38. Chapitre IV (paragraphe 4) : À la suite des démarches du secrétariat du PCN concernant cette question en particulier, l’intimée a élaboré, adopté et publié une politique en matière de droits de la personne. Dans ce contexte, le PCN doute qu’un examen approfondi de cette question puisse aider, de manière significative, à atteindre les objectifs des Principes directeurs et à accroître leur efficacité.

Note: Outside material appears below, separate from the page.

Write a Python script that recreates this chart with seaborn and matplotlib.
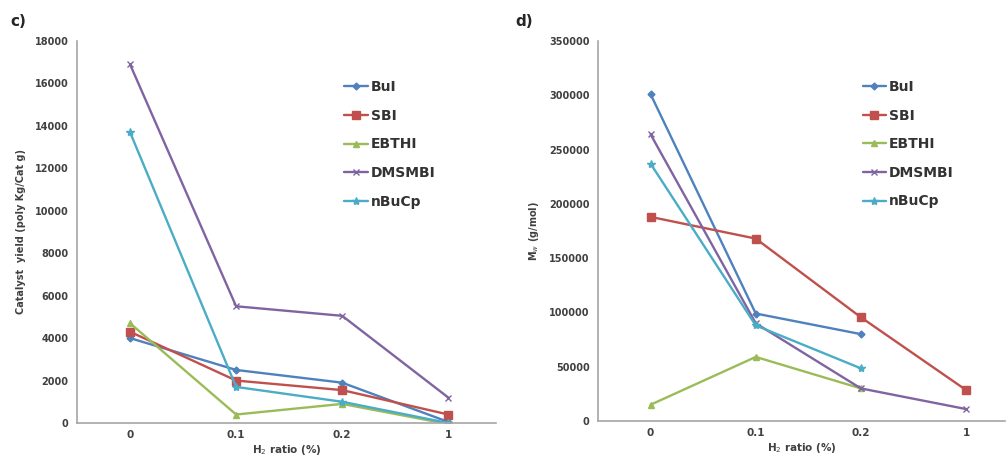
import numpy as np
import pandas as pd
import seaborn as sns
import matplotlib.pyplot as plt

# H2 ratio categories (plotted as evenly spaced categories, Excel style)
h2_ratio = ['0', '0.1', '0.2', '1']
catalysts = ['BuI', 'SBI', 'EBTHI', 'DMSMBI', 'nBuCp']

# c) catalyst yield (poly Kg/Cat g)
yield_bui = [4000, 2500, 1900, 50]
yield_sbi = [4300, 2000, 1550, 400]
yield_ebthi = [4700, 400, 900, -50]
yield_dmsmbi = [16900, 5500, 5050, 1200]
yield_nbucp = [13700, 1700, 1000, 0]

# d) Mw (g/mol)
mw_bui = [301000, 99000, 80000, np.nan]
mw_sbi = [188000, 168000, 95500, 28500]
mw_ebthi = [15000, 59000, 30000, np.nan]
mw_dmsmbi = [264000, 90000, 30000, 11000]
mw_nbucp = [237000, 88000, 48500, np.nan]

colors = ['#4F81BD', '#C0504D', '#9BBB59', '#8064A2', '#4BACC6']
markers = ['D', 's', '^', 'x', '*']
msizes = [3.5, 5.5, 5, 5, 6]


def long_df(series):
    rows = []
    for name, vals in zip(catalysts, series):
        for i, v in enumerate(vals):
            rows.append((name, i, v))
    return pd.DataFrame(rows, columns=['catalyst', 'pos', 'value']).dropna()


df_yield = long_df([yield_bui, yield_sbi, yield_ebthi, yield_dmsmbi, yield_nbucp])
df_mw = long_df([mw_bui, mw_sbi, mw_ebthi, mw_dmsmbi, mw_nbucp])

sns.set_style('white')
plt.rcParams['font.family'] = ['DejaVu Sans']

fig = plt.figure(figsize=(10.07, 4.59), dpi=100)
W, H = 1007, 459
ax1 = fig.add_axes([77 / W, 1 - 423 / H, (496 - 77) / W, (423 - 41) / H])
ax2 = fig.add_axes([598 / W, 1 - 421 / H, (1005 - 598) / W, (421 - 41) / H])

tick_color = '#404040'
for ax, df in [(ax1, df_yield), (ax2, df_mw)]:
    for name, c, m, ms in zip(catalysts, colors, markers, msizes):
        sub = df[df['catalyst'] == name]
        sns.lineplot(data=sub, x='pos', y='value', ax=ax, color=c, marker=m,
                     markersize=ms, markeredgecolor=c, markeredgewidth=1.0,
                     linewidth=1.7, label=name, estimator=None, sort=False)
    ax.set_xticks(range(len(h2_ratio)))
    ax.set_xticklabels(h2_ratio)
    ax.set_xticks([0.5, 1.5, 2.5], minor=True)
    ax.tick_params(axis='x', which='major', length=0, pad=5,
                   labelsize=7.5, labelcolor=tick_color)
    ax.tick_params(axis='x', which='minor', length=3, direction='in',
                   color='#a0a0a0', width=1)
    ax.tick_params(axis='y', length=0, pad=6, labelsize=7, labelcolor=tick_color)
    for side in ['top', 'right']:
        ax.spines[side].set_visible(False)
    for side in ['left', 'bottom']:
        ax.spines[side].set_color('#a6a6a6')
        ax.spines[side].set_linewidth(1.2)
    ax.set_xlabel('H$_2$ ratio (%)', fontsize=7.5, fontweight='bold',
                  color=tick_color, labelpad=2)
    leg = ax.legend(frameon=False, fontsize=10, handlelength=1.7,
                    handletextpad=0.2, labelspacing=1.05,
                    loc='upper left')
    for t in leg.get_texts():
        t.set_fontweight('bold')
        t.set_color('#333333')

ax1.set_xlim(-0.5, 3.45)
ax1.set_ylim(0, 18000)
ax1.set_yticks(range(0, 18001, 2000))
ax1.set_ylabel('Catalyst  yield (poly Kg/Cat g)', fontsize=7, fontweight='bold',
               color=tick_color, labelpad=6)
ax1.legend_.set_bbox_to_anchor((255 / 419, 0.93))

ax2.set_xlim(-0.5, 3.37)
ax2.set_ylim(0, 350000)
ax2.set_yticks(range(0, 350001, 50000))
ax2.set_ylabel('M$_w$ (g/mol)', fontsize=7, fontweight='bold',
               color=tick_color, labelpad=6)
ax2.legend_.set_bbox_to_anchor((252 / 407, 0.93))

for ax in (ax1, ax2):
    for lab in ax.get_yticklabels() + ax.get_xticklabels():
        lab.set_fontweight('bold')

fig.text(10 / W, 1 - 26 / H, 'c)', fontsize=11, fontweight='bold')
fig.text(515 / W, 1 - 26 / H, 'd)', fontsize=11, fontweight='bold')

fig.savefig('out.png', dpi=100)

39. Chapitre IV (paragraphe 5) : Le PCN est d’avis que la facilitation d’un dialogue entre les parties sur l’exercice de la diligence raisonnable – notamment de nature à éclairer, voire à renforcer, l’approche de l’intimée pour donner suite à la recommandation formulée au paragraphe 5, et pour mettre en œuvre sa nouvelle politique sur les droits de la personne –pourrait aider à réaliser les objectifs des Principes directeurs et à accroître leur efficacité.

Conclusion

40. Le PCN offre ses bons offices pour faciliter une séance unique de dialogue entre le déclarant et l’intimée concernant la diligence raisonnable en matière de droits de la personne. De cette façon, l’intimée pourra communiquer de l’information sur sa nouvelle politique en ce domaine. Les parties pourront également faire connaître leur point de vue sur des questions pouvant s’avérer pertinentes pour l’exercice de la diligence raisonnable en matière de droits de la personne en ce qui concerne le projet Shire de l’intimée et ses activités d’exploration en Éthiopie (chapitre IV, paragraphe 5).

41. Le PCN n’offre pas ses bons offices pour faciliter le dialogue sur la question soulevée en lien avec les paragraphes 1, 2 et 4 du chapitre IV.